### [Exercise requirements]
The line containing "s82_raw = [0.614, 1.18, 1.79, 3.18, 4.48, 6.12]" marks the end: extract everything from the first line of the data through that line, exactly, with no pictures.

——————

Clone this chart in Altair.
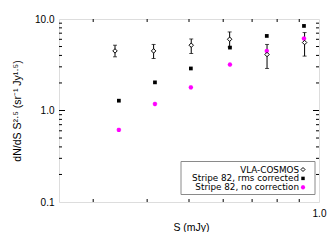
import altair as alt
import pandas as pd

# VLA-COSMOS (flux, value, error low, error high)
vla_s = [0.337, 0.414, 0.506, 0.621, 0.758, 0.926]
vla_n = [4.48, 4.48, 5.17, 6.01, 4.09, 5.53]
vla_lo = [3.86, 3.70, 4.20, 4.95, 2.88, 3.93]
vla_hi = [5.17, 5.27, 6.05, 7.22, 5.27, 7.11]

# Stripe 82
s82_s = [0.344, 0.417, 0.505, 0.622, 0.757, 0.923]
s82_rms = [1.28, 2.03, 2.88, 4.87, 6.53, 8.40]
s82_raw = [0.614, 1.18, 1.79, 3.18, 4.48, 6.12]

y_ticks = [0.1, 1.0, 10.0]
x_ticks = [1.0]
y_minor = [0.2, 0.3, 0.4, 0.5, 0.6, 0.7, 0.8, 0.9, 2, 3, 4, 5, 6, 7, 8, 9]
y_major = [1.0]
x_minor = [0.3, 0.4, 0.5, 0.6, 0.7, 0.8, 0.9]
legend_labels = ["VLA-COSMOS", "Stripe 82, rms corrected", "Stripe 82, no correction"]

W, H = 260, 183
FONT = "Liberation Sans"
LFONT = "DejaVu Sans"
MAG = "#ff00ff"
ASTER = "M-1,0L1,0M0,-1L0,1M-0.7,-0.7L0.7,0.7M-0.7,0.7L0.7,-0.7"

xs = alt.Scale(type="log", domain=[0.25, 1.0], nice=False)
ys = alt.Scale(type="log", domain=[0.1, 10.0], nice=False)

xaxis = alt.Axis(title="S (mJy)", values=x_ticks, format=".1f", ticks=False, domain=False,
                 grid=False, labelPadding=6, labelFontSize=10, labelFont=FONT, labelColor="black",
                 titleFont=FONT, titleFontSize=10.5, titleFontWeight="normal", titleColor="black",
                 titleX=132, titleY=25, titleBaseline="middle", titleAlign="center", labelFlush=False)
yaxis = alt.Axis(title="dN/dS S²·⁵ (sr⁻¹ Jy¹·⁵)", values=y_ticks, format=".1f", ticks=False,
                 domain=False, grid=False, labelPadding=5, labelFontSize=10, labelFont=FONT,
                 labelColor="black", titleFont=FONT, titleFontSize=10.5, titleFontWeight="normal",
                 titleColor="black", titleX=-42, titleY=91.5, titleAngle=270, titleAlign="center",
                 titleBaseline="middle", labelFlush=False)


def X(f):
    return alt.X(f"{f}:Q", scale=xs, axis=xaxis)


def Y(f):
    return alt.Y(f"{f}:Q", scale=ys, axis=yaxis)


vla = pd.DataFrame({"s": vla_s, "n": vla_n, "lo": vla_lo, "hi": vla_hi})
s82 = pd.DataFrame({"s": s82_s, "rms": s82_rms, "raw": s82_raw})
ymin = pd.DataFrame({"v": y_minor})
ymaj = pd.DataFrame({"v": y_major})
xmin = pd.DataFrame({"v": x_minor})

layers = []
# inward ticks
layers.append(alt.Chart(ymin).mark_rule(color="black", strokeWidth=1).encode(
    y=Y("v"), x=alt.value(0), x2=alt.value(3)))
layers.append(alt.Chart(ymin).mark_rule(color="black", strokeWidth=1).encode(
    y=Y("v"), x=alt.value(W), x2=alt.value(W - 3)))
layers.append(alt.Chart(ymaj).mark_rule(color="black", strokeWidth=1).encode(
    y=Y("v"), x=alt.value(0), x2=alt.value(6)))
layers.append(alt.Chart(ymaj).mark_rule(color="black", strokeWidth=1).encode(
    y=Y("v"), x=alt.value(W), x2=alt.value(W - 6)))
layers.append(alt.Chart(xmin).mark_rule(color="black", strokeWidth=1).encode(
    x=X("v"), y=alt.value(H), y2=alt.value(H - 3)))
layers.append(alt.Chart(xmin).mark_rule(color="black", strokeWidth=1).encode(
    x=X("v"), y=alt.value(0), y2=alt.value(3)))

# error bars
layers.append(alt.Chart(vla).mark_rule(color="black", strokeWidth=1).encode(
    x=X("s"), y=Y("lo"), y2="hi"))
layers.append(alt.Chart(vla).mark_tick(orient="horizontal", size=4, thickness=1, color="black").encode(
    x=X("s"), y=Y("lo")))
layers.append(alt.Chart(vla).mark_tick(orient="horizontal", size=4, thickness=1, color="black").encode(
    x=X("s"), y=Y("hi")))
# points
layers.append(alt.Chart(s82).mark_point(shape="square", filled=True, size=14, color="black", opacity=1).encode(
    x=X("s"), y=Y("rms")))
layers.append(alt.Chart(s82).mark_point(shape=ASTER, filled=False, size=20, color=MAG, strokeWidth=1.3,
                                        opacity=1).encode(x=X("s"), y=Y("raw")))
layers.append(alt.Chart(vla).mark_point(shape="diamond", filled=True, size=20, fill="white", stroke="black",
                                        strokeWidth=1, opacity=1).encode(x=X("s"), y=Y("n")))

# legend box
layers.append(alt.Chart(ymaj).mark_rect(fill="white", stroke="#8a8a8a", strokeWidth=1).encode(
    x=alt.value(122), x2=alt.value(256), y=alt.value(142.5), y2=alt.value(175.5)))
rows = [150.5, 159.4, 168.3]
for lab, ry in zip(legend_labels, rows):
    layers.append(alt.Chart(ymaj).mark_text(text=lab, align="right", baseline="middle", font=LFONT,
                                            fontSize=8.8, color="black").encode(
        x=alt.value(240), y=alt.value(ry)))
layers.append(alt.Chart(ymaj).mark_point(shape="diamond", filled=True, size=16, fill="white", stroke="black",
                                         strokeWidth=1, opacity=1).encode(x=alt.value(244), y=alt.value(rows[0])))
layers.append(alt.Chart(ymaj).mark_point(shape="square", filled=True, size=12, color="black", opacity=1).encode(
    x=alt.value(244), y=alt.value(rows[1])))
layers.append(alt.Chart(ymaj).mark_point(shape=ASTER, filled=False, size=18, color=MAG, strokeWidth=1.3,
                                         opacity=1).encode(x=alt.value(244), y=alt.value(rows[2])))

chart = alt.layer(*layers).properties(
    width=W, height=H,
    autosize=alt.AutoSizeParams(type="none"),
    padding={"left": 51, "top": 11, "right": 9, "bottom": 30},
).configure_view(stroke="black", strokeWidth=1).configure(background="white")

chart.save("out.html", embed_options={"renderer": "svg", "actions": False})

——————

### [Response for this exercise]
Clone this chart in Altair.
import altair as alt
import pandas as pd

# VLA-COSMOS (flux, value, error low, error high)
vla_s = [0.337, 0.414, 0.506, 0.621, 0.758, 0.926]
vla_n = [4.48, 4.48, 5.17, 6.01, 4.09, 5.53]
vla_lo = [3.86, 3.70, 4.20, 4.95, 2.88, 3.93]
vla_hi = [5.17, 5.27, 6.05, 7.22, 5.27, 7.11]

# Stripe 82
s82_s = [0.344, 0.417, 0.505, 0.622, 0.757, 0.923]
s82_rms = [1.28, 2.03, 2.88, 4.87, 6.53, 8.40]
s82_raw = [0.614, 1.18, 1.79, 3.18, 4.48, 6.12]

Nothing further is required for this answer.